Thousands of Spaniards queue in hope of cheap flat
By Sonya Dowsett
MADRID, Nov 15 (Reuters) - Thousands of young Spaniards, many of whom had been queuing for days, signed up for a chance to buy a cheap flat on Saturday taking advantage of a rare housing offer in the middle of the global financial crisis.
A decade-long Spanish property boom collapsed this year, brought down by global credit restrictions combined with chronic over-building and interest rates rising off historic lows. Spain now faces the risk of a prolonged recession.
Developer and self-styled Robin Hood Jose Moreno offered 18 to 35 year olds the chance to buy a flat on the outskirts of Madrid for as little as 120,000 euros ($152,200), paid in instalments of up to 600 euros per month over a 20 year period.
The 2,100 flats have not yet been built, but Moreno hopes to buy sites in the south of Madrid and surrounding areas to start cheap housing projects, similar to other schemes he has started.
In 2007, Moreno sold 402 new-build three and four-bedroom flats to young people in a development in the Madrid suburb of Fuenlabrada for between 82,000 and 88,000 euros.

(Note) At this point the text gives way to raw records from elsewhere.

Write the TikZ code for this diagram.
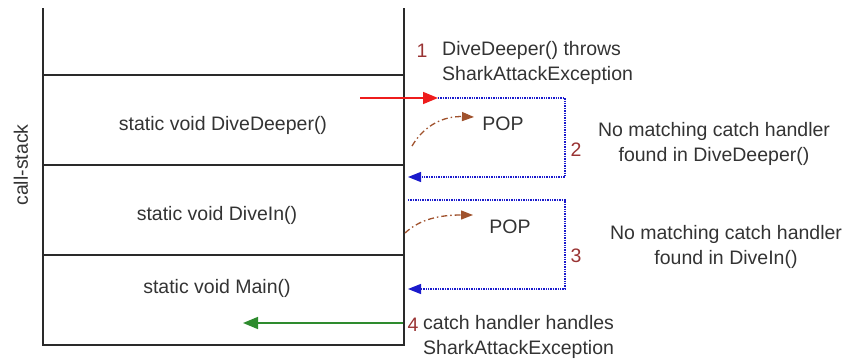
\documentclass[tikz,border=0pt]{standalone}
\usepackage{fontspec}
\setmainfont{Liberation Sans}
\usetikzlibrary{arrows.meta}
\definecolor{txt}{HTML}{333333}
\definecolor{numred}{HTML}{993333}
\definecolor{framec}{HTML}{2A2A2A}
\definecolor{redc}{HTML}{EE1C1C}
\definecolor{bluec}{HTML}{1A1ACC}
\definecolor{greenc}{HTML}{2E8B2E}
\definecolor{brownc}{HTML}{A0522D}
\begin{document}
\begin{tikzpicture}[x=1pt,y=-1pt,
  lbl/.style={font=\fontsize{19.5}{25}\selectfont, text=txt, inner sep=0pt},
  num/.style={lbl, text=numred},
  frame/.style={draw=framec, line width=1.6pt},
  redarr/.style={draw=redc, line width=1.6pt, -{Triangle[length=15pt,width=12pt]}},
  bluearr/.style={draw=bluec, line width=1.4pt, densely dotted, -{Triangle[length=13pt,width=10pt]}},
  greenarr/.style={draw=greenc, line width=1.6pt, -{Triangle[length=15pt,width=12pt]}},
  popcurve/.style={draw=brownc, line width=1.3pt, dash pattern=on 6pt off 3pt on 1.5pt off 3pt, -{Triangle[length=12pt,width=9pt]}}]
\useasboundingbox (0,0) rectangle (848,362);
% call stack frame
\draw[frame] (43,8) -- (43,345) -- (404,345) -- (404,8);
\draw[frame] (43,75) -- (404,75);
\draw[frame] (43,165) -- (404,165);
\draw[frame] (43,255) -- (404,255);
\node[lbl, rotate=90] (cs) at (21,165) {call-stack};
\node[lbl] (dd) at (223,125) {static void DiveDeeper()};
\node[lbl] (di) at (217,215) {static void DiveIn()};
\node[lbl] (mn) at (217,288) {static void Main()};
% step 1
\node[num] (n1) at (422,51) {1};
\node[lbl, anchor=west, align=left] (t1) at (442,63) {DiveDeeper() throws\\SharkAttackException};
\coordinate (r0) at (360,98);
\coordinate (r1) at (438,98);
\draw[redarr] (r0) -- (r1);
% step 2
\coordinate (b1a) at (565,98);
\coordinate (b1b) at (565,177);
\coordinate (b1c) at (408,177);
\draw[bluearr] (r1) -- (b1a) -- (b1b) -- (b1c);
\coordinate (p1s) at (412,146);
\coordinate (p1e) at (474,117);
\draw[popcurve] (p1s) .. controls (425,124) and (445,116) .. (p1e);
\node[lbl] (pop1) at (503,124) {POP};
\node[num] (n2) at (576,150) {2};
\node[lbl, align=center] (t2) at (714,144) {No matching catch handler\\found in DiveDeeper()};
% step 3
\coordinate (b2s) at (408,200);
\coordinate (b2a) at (565,200);
\coordinate (b2b) at (565,289);
\coordinate (b2c) at (408,289);
\draw[bluearr] (b2s) -- (b2a) -- (b2b) -- (b2c);
\coordinate (p2s) at (405,233);
\coordinate (p2e) at (473,215);
\draw[popcurve] (p2s) .. controls (420,219) and (440,215) .. (p2e);
\node[lbl] (pop2) at (510,227) {POP};
\node[num] (n3) at (576,256) {3};
\node[lbl, align=center] (t3) at (726,247) {No matching catch handler\\found in DiveIn()};
% step 4
\coordinate (g0) at (403,323);
\coordinate (g1) at (243,323);
\draw[greenarr] (g0) -- (g1);
\node[num] (n4) at (413,325) {4};
\node[lbl, anchor=west, align=left] (t4) at (423,337) {catch handler handles\\SharkAttackException};
\end{tikzpicture}
\end{document}
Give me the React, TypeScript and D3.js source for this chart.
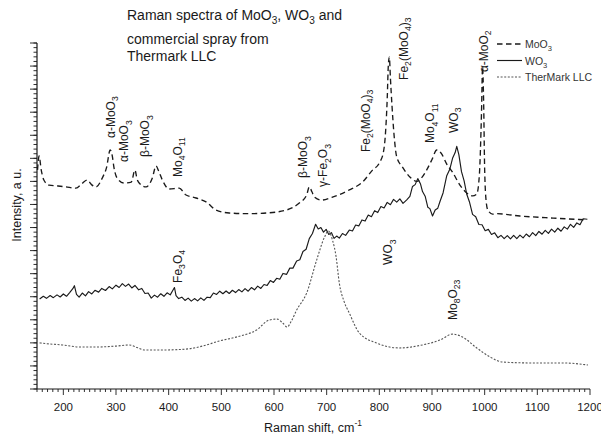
import React from "react";
import * as d3 from "d3";

type P = [number, number];

// ---- data (Raman shift cm-1, intensity a.u.) ----
const moo3Data: P[] = [
  [151, 9.5], [154, 10.1], [158, 9.5], [163, 9.06], [173, 8.84], [190, 8.8], [205, 8.76], [224, 8.71],
  [235, 8.9], [245, 9.06], [254, 8.85], [262, 8.76], [274, 9.15], [282, 9.6], [289, 10.36], [293, 10.1],
  [296, 9.62], [302, 9.15], [315, 8.93], [329, 8.97], [336, 9.49], [340, 9.1], [344, 8.93], [357, 8.76],
  [369, 9.15], [376, 9.67], [381, 9.45], [388, 9.06], [401, 8.67], [420, 8.71], [433, 8.41], [452, 8.28],
  [471, 8.11], [490, 7.76], [515, 7.63], [553, 7.6], [586, 7.63], [624, 7.76], [648, 8.06], [662, 8.41],
  [667, 8.76], [672, 8.55], [677, 8.32], [690, 8.19], [711, 8.32], [743, 8.63], [768, 8.97], [787, 9.49],
  [800, 9.8], [808, 10.3], [812, 11.2], [815, 12.6], [817, 14.0], [819, 14.39], [821, 13.5], [824, 12.3],
  [828, 11.0], [833, 10.06], [844, 9.62], [858, 9.19], [871, 9.0], [880, 9.15], [890, 9.5], [900, 9.95],
  [909, 10.36], [918, 10.2], [928, 9.75], [939, 9.4], [953, 8.84], [966, 8.5], [977, 8.37], [985, 8.45],
  [990, 9.3], [994, 12.0], [996, 13.96], [998, 12.5], [1000, 9.5], [1003, 8.1], [1006, 7.76], [1015, 7.58],
  [1023, 7.6], [1067, 7.5], [1130, 7.41], [1194, 7.33],
];

const wo3Data: P[] = [
  [155, 3.9], [162, 4.02], [168, 3.93], [175, 4.05], [181, 3.96], [188, 4.08], [194, 3.99], [200, 4.12],
  [206, 4.02], [212, 4.18], [218, 4.35], [221, 4.48], [225, 4.1], [230, 3.98], [236, 4.16], [242, 4.04],
  [248, 4.22], [254, 4.12], [260, 4.28], [267, 4.2], [273, 4.36], [280, 4.27], [287, 4.44], [293, 4.34],
  [300, 4.5], [306, 4.4], [312, 4.57], [318, 4.45], [324, 4.55], [330, 4.38], [336, 4.49], [343, 4.3],
  [349, 4.36], [355, 4.14], [361, 4.16], [367, 3.94], [373, 4.07], [379, 3.98], [385, 4.13], [391, 4.02],
  [397, 4.17], [403, 4.08], [408, 4.28], [411, 4.4], [414, 4.05], [419, 3.92], [425, 3.98], [431, 3.84],
  [437, 3.94], [443, 3.81], [449, 3.92], [455, 3.82], [461, 3.95], [467, 3.84], [473, 3.98], [479, 3.96],
  [485, 4.16], [491, 4.1], [497, 4.24], [503, 4.13], [509, 4.25], [515, 4.14], [521, 4.28], [527, 4.18],
  [533, 4.31], [539, 4.21], [545, 4.35], [551, 4.24], [557, 4.4], [563, 4.3], [569, 4.46], [575, 4.36],
  [581, 4.53], [587, 4.49], [593, 4.7], [599, 4.62], [605, 4.8], [611, 4.76], [617, 5.01], [624, 4.97],
  [630, 5.24], [636, 5.24], [643, 5.55], [649, 5.6], [655, 5.96], [661, 6.06], [667, 6.52], [673, 6.74],
  [679, 7.14], [684, 6.94], [689, 7.0], [694, 6.8], [699, 6.92], [704, 6.7], [709, 6.78], [714, 6.53],
  [719, 6.63], [724, 6.54], [730, 6.74], [736, 6.66], [743, 6.89], [749, 6.85], [755, 7.11], [761, 7.07],
  [767, 7.33], [773, 7.28], [779, 7.54], [785, 7.47], [791, 7.73], [797, 7.65], [803, 7.91], [809, 7.85],
  [815, 8.09], [821, 7.99], [827, 8.22], [833, 8.1], [839, 8.24], [845, 8.05], [852, 8.2], [858, 8.35],
  [863, 8.78], [868, 8.86], [873, 9.12], [878, 8.9], [882, 8.56], [887, 8.36], [892, 7.88], [896, 7.82],
  [901, 7.5], [906, 7.76], [911, 7.84], [915, 8.12], [921, 8.5], [928, 9.25], [934, 9.54], [939, 10.0],
  [944, 10.25], [947, 10.52], [951, 10.16], [956, 9.42], [961, 9.02], [966, 8.44], [971, 8.12], [977, 7.57],
  [983, 7.47], [989, 7.13], [995, 7.12], [1001, 6.86], [1007, 6.92], [1013, 6.7], [1019, 6.77], [1025, 6.56],
  [1031, 6.66], [1037, 6.52], [1043, 6.65], [1049, 6.51], [1055, 6.66], [1061, 6.52], [1067, 6.67], [1073, 6.55],
  [1079, 6.72], [1085, 6.6], [1091, 6.78], [1097, 6.65], [1103, 6.83], [1109, 6.71], [1115, 6.88], [1121, 6.75],
  [1127, 6.93], [1133, 6.8], [1139, 6.97], [1145, 6.84], [1151, 7.03], [1157, 6.93], [1163, 7.14], [1169, 7.01],
  [1175, 7.2], [1181, 7.12], [1187, 7.38], [1195, 7.36],
];

const thermarkData: P[] = [
  [155, 2.0], [175, 1.95], [198, 1.91], [215, 1.86], [230, 1.82], [262, 1.82], [300, 1.86], [325, 1.91],
  [340, 1.8], [354, 1.69], [388, 1.69], [433, 1.73], [464, 1.86], [496, 2.08], [528, 2.25], [567, 2.56],
  [591, 2.99], [606, 3.03], [617, 2.85], [625, 2.69], [633, 2.95], [643, 3.42], [662, 4.16], [681, 5.59],
  [696, 6.59], [703, 6.85], [711, 6.46], [718, 5.72], [724, 4.59], [733, 3.8], [743, 3.29], [762, 2.43],
  [795, 1.99], [838, 1.78], [882, 1.91], [915, 2.12], [939, 2.38], [958, 2.25], [985, 1.78], [1010, 1.39],
  [1034, 1.17], [1086, 1.13], [1149, 1.13], [1196, 1.04],
];

const xTickValues = [200, 300, 400, 500, 600, 700, 800, 900, 1000, 1100, 1200];

const annotationTexts = [
  "α-MoO_3", "α-MoO_3", "β-MoO_3", "Mo_4O_11", "β-MoO_3", "γ-Fe_2O_3", "Fe_2(MoO_4)_3",
  "Fe_2(MoO_4)_3", "Mo_4O_11", "WO_3", "α-MoO_2", "Fe_3O_4", "WO_3", "Mo_8O_23",
];
const annotationShift = [289, 315, 355, 416, 655, 693, 773, 845, 896, 940, 997, 416, 816, 938];
const annotationLevel = [10.88, 9.84, 10.06, 9.19, 9.15, 8.76, 10.27, 13.4, 10.66, 11.1, 13.74, 4.6, 5.38, 2.99];

const titleLines = ["Raman spectra of MoO_3, WO_3 and", "commercial spray from", "Thermark LLC"];
const legendNames = ["MoO_3", "WO_3", "TherMark LLC"];

const FONT = "'Liberation Sans', Arial, Helvetica, sans-serif";

function rich(s: string, fs: number) {
  const parts = s.split(/(_\d+)/).filter((p) => p.length > 0);
  let shifted = false;
  const sh = fs * 0.3;
  return parts.map((p, i) => {
    if (p.startsWith("_")) {
      const el = (
        <tspan key={i} fontSize={fs * 0.72} dy={shifted ? 0 : sh}>
          {p.slice(1)}
        </tspan>
      );
      shifted = true;
      return el;
    }
    const el = (
      <tspan key={i} dy={shifted ? -sh : 0}>
        {p}
      </tspan>
    );
    shifted = false;
    return el;
  });
}

export default function App() {
  const x = d3.scaleLinear().domain([150, 1200]).range([37, 590]);
  const y = d3.scaleLinear().domain([0, 15]).range([389, 43]);

  const smooth = d3.line<P>().x((d) => x(d[0])).y((d) => y(d[1])).curve(d3.curveMonotoneX);
  const raw = d3.line<P>().x((d) => x(d[0])).y((d) => y(d[1]));

  const xMinor = d3.range(150, 1200.001, 10);
  const yMinor = d3.range(0, 15.001, 0.2);
  const yMajor = d3.range(0, 15.001, 1);

  const ink = "#1a1a1a";
  const series = [
    { dash: "5.5,3.5", width: 1.35, color: ink },
    { dash: "none", width: 1.15, color: ink },
    { dash: "2,1.6", width: 1.1, color: "#555" },
  ];

  return (
    <svg
      width={601}
      height={441}
      style={{ position: "absolute", left: 0, top: 0, display: "block" }}
      fontFamily={FONT}
    >
      <rect width={601} height={441} fill="#fff" />

      {/* title */}
      {titleLines.map((t, i) => (
        <text key={i} x={127} y={[20, 44, 61][i]} fontSize={14} fill={ink}>
          {rich(t, 14)}
        </text>
      ))}

      {/* axes */}
      <line x1={x(150)} x2={x(1200)} y1={y(0)} y2={y(0)} stroke={ink} strokeWidth={1.2} />
      <line x1={x(150)} x2={x(150)} y1={y(0)} y2={y(15)} stroke={ink} strokeWidth={1.2} />
      {xMinor.map((v, i) => {
        const major = Math.abs(v % 100) < 1e-6;
        return (
          <line
            key={"xm" + i}
            x1={x(v)}
            x2={x(v)}
            y1={y(0)}
            y2={y(0) + (major ? 6 : 3)}
            stroke={ink}
            strokeWidth={0.9}
          />
        );
      })}
      {yMinor.map((v, i) => (
        <line key={"ym" + i} x1={x(150) - 3.5} x2={x(150)} y1={y(v)} y2={y(v)} stroke={ink} strokeWidth={0.9} />
      ))}
      {yMajor.map((v, i) => (
        <line key={"yM" + i} x1={x(150) - 7} x2={x(150)} y1={y(v)} y2={y(v)} stroke={ink} strokeWidth={0.9} />
      ))}
      {xTickValues.map((v) => (
        <text key={"xt" + v} x={x(v)} y={411} fontSize={11.5} textAnchor="middle" fill={ink}>
          {v}
        </text>
      ))}
      <text x={313} y={432} fontSize={12.5} textAnchor="middle" fill={ink}>
        Raman shift, cm
        <tspan fontSize={8.5} dy={-6}>
          -1
        </tspan>
      </text>
      <text transform={`translate(21,205) rotate(-90)`} fontSize={12.5} textAnchor="middle" fill={ink}>
        Intensity, a u.
      </text>

      {/* series */}
      <path d={smooth(moo3Data) || ""} fill="none" stroke={series[0].color} strokeWidth={series[0].width} strokeDasharray={series[0].dash} />
      <path d={raw(wo3Data) || ""} fill="none" stroke={series[1].color} strokeWidth={series[1].width} strokeLinejoin="round" />
      <path d={smooth(thermarkData) || ""} fill="none" stroke={series[2].color} strokeWidth={series[2].width} strokeDasharray={series[2].dash} />

      {/* annotations */}
      {annotationTexts.map((t, i) => (
        <text
          key={"an" + i}
          transform={`translate(${x(annotationShift[i]) + 4.5},${y(annotationLevel[i])}) rotate(-90)`}
          fontSize={12}
          fill={ink}
        >
          {rich(t, 12)}
        </text>
      ))}

      {/* legend */}
      {legendNames.map((n, i) => {
        const ly = 44 + i * 16.5;
        return (
          <g key={"lg" + i}>
            <line
              x1={497}
              x2={522}
              y1={ly}
              y2={ly}
              stroke={series[i].color}
              strokeWidth={series[i].width}
              strokeDasharray={series[i].dash}
            />
            <text x={525} y={ly + 4} fontSize={10.5} fill="#333">
              {rich(n, 10.5)}
            </text>
          </g>
        );
      })}
    </svg>
  );
}
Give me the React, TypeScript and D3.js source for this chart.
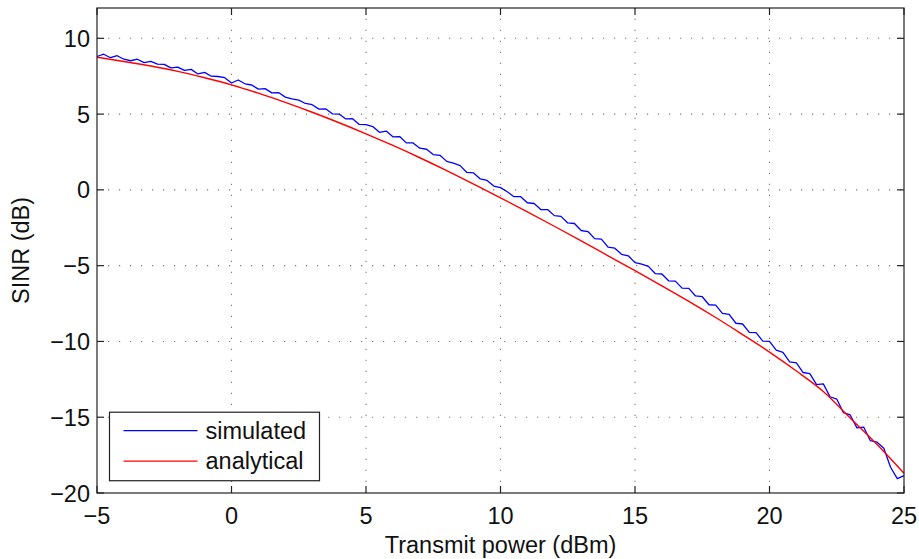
import React, { useRef, useEffect } from 'react';
import * as d3 from 'd3';

// transmit power grid (dBm)
const powerAnalytical: number[] = [
  -5, -4, -3, -2, -1, 0, 1, 2, 3, 4, 5, 6, 7, 8, 9, 10,
  11, 12, 13, 14, 15, 16, 17, 18, 19, 20, 21, 22, 23, 24, 25,
];
const sinrAnalytical: number[] = [
  8.75, 8.47, 8.17, 7.82, 7.4, 6.93, 6.38, 5.77, 5.12, 4.43, 3.7, 2.93, 2.12, 1.27, 0.38, -0.52,
  -1.45, -2.4, -3.37, -4.35, -5.33, -6.33, -7.35, -8.42, -9.55, -10.7, -11.95, -13.3, -15.05, -16.8, -18.7,
];

// simulated curve, sampled every 0.25 dBm from -5 to 25
const powerStart = -5;
const powerStep = 0.25;
const sinrSimulated: number[] = [
  8.8, 8.95, 8.72, 8.85, 8.62, 8.52, 8.62, 8.4, 8.48, 8.3, 8.28, 8.05, 8.1, 7.88, 7.95, 7.65,
  7.75, 7.5, 7.48, 7.4, 7.05, 7.25, 7.0, 6.92, 6.65, 6.68, 6.4, 6.42, 6.12, 6.0, 5.92, 5.7,
  5.62, 5.33, 5.35, 5.02, 5.0, 4.68, 4.7, 4.32, 4.3, 4.18, 3.8, 3.88, 3.5, 3.52, 3.1, 3.1,
  2.75, 2.68, 2.33, 2.28, 1.88, 1.76, 1.6, 1.15, 1.12, 0.72, 0.62, 0.25, 0.15, -0.12, -0.45, -0.45,
  -0.85, -0.9, -1.3, -1.3, -1.7, -1.75, -2.18, -2.22, -2.68, -2.75, -3.22, -3.25, -3.78, -3.85, -4.25, -4.35,
  -4.8, -4.9, -5.05, -5.52, -5.55, -6.0, -6.02, -6.48, -6.5, -7.0, -7.05, -7.58, -7.6, -8.15, -8.22, -8.8,
  -8.85, -9.4, -9.42, -9.98, -10.0, -10.58, -10.72, -11.35, -11.42, -12.05, -12.12, -12.85, -12.8, -13.65, -13.8, -14.7,
  -14.85, -15.7, -15.65, -16.55, -16.65, -17.05, -18.3, -19.05, -18.85,
];

const xTicks: number[] = [-5, 0, 5, 10, 15, 20, 25];
const yTicks: number[] = [-20, -15, -10, -5, 0, 5, 10];
const legendLabels: string[] = ['simulated', 'analytical'];
const seriesColors: string[] = ['#0000ff', '#ff0000'];

const W = 919;
const H = 559;
const margin = { left: 97, right: 15, top: 8, bottom: 66 };

const SinrChart = () => {
  const svgRef = useRef<SVGSVGElement>(null);

  useEffect(() => {
    const svg = d3.select(svgRef.current);
    svg.selectAll('*').remove();

    const x = d3.scaleLinear().domain([-5, 25]).range([margin.left, W - margin.right]);
    const y = d3.scaleLinear().domain([-20, 12]).range([H - margin.bottom, margin.top]);
    const [x0, x1] = x.range();
    const [y0, y1] = y.range(); // y0 = bottom, y1 = top
    const font = 'Liberation Sans, Arial, Helvetica, sans-serif';
    const fs = 23.5;
    const fmt = d3.format('d');

    // dotted grid
    const grid = svg.append('g').attr('stroke', '#777').attr('stroke-width', 1.1)
      .attr('stroke-dasharray', '1.2 9.8');
    grid.selectAll('line.gx').data(xTicks.slice(1, -1)).join('line')
      .attr('x1', d => x(d)).attr('x2', d => x(d)).attr('y1', y0).attr('y2', y1);
    grid.selectAll('line.gy').data(yTicks.slice(1)).join('line')
      .attr('x1', x0).attr('x2', x1).attr('y1', d => y(d)).attr('y2', d => y(d));

    // curves
    const simData: [number, number][] = sinrSimulated.map((v, i) => [powerStart + i * powerStep, v]);
    const anaData: [number, number][] = sinrAnalytical.map((v, i) => [powerAnalytical[i], v]);

    svg.append('path')
      .attr('d', d3.line().x(d => x(d[0])).y(d => y(d[1]))(simData))
      .attr('fill', 'none').attr('stroke', seriesColors[0]).attr('stroke-width', 1.3)
      .attr('stroke-linejoin', 'round');

    svg.append('path')
      .attr('d', d3.line().x(d => x(d[0])).y(d => y(d[1])).curve(d3.curveMonotoneX)(anaData))
      .attr('fill', 'none').attr('stroke', seriesColors[1]).attr('stroke-width', 1.4);

    // frame
    svg.append('rect')
      .attr('x', x0).attr('y', y1).attr('width', x1 - x0).attr('height', y0 - y1)
      .attr('fill', 'none').attr('stroke', '#222').attr('stroke-width', 1.2);

    // inward ticks on all four sides
    const tk = svg.append('g').attr('stroke', '#222').attr('stroke-width', 1.2);
    xTicks.forEach(t => {
      tk.append('line').attr('x1', x(t)).attr('x2', x(t)).attr('y1', y0).attr('y2', y0 - 7);
      tk.append('line').attr('x1', x(t)).attr('x2', x(t)).attr('y1', y1).attr('y2', y1 + 7);
    });
    yTicks.forEach(t => {
      tk.append('line').attr('x1', x0).attr('x2', x0 + 7).attr('y1', y(t)).attr('y2', y(t));
      tk.append('line').attr('x1', x1).attr('x2', x1 - 7).attr('y1', y(t)).attr('y2', y(t));
    });

    // tick labels
    svg.append('g').selectAll('text').data(xTicks).join('text')
      .attr('x', d => x(d)).attr('y', y0 + 30.5)
      .attr('text-anchor', 'middle')
      .attr('font-family', font).attr('font-size', fs).attr('fill', '#111')
      .text(d => fmt(d));

    svg.append('g').selectAll('text').data(yTicks).join('text')
      .attr('x', x0 - 7).attr('y', d => y(d) + 8.5)
      .attr('text-anchor', 'end')
      .attr('font-family', font).attr('font-size', fs).attr('fill', '#111')
      .text(d => fmt(d));

    // axis titles
    svg.append('text')
      .attr('x', (x0 + x1) / 2).attr('y', y0 + 60)
      .attr('text-anchor', 'middle')
      .attr('font-family', font).attr('font-size', fs).attr('fill', '#111')
      .text('Transmit power (dBm)');

    svg.append('text')
      .attr('transform', `translate(29, ${(y0 + y1) / 2}) rotate(-90)`)
      .attr('text-anchor', 'middle')
      .attr('font-family', font).attr('font-size', fs).attr('fill', '#111')
      .text('SINR (dB)');

    // legend
    const lg = svg.append('g').attr('transform', `translate(${x0 + 12.5}, ${y(-15) - 5})`);
    lg.append('rect').attr('width', 210).attr('height', 68.5)
      .attr('fill', '#fff').attr('stroke', '#222').attr('stroke-width', 1.2);
    legendLabels.forEach((label, i) => {
      const cy = 18.5 + i * 30.5;
      lg.append('line').attr('x1', 14).attr('x2', 88).attr('y1', cy).attr('y2', cy)
        .attr('stroke', seriesColors[i]).attr('stroke-width', 1.3);
      lg.append('text').attr('x', 96).attr('y', cy + 8)
        .attr('font-family', font).attr('font-size', fs).attr('fill', '#111')
        .text(label);
    });
  }, []);

  return <svg ref={svgRef} width={W} height={H} style={{ display: 'block' }} />;
};

export default function App() {
  return (
    <div style={{ position: 'absolute', left: 0, top: 0 }}>
      <SinrChart />
    </div>
  );
}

A line of one man tents, surrounded by groups of prospective homeowners, started to appear outside a neighbours' association building in the Madrid suburb of Fuenlabrada last Sunday.
By Saturday, the line was hundreds of tents long, snaking down a pedestrian pathway into parkland beyond. The Fuenlabrada municipal council distanced itself from the scheme, saying such initiatives created false hopes and confusion.
Young people taking turns to wait said they were still unable to afford housing, despite a sharp slump in Spain's property market. The offer was a good deal, they said.
"The salaries that young people have here ... you either have an important job or you cannot finance an apartment on your own, you can't become independent," said Jose Gonzalez, a 23-year old student who had been waiting since Sunday.
Moreno, known as "The Well Digger", was greeted like a popular hero by groups of waiting young people as he walked down the line of tents, sporting a fisherman's cap.
He can make a profit out of the scheme while helping young people who cannot otherwise afford housing, he said.
"The salaries they draw are in no way related to the cost of housing," he told Reuters. "For a young person who earns 1,000 euros a month to pay 1,500 to 2,000 euros -- it's impossible."
After a decade of climbing house prices and stagnant wages it is hard for young Spaniards to fly the nest.
House prices are only just beginning to fall, despite more than doubling in the six years to 2007, whereas average salaries have barely risen above inflation.
Government data showed house prices fell 1.3 percent in the third quarter, the second quarter running they fell on a quarterly basis, but private sector estimates have reported much steeper declines as boom turns to bust.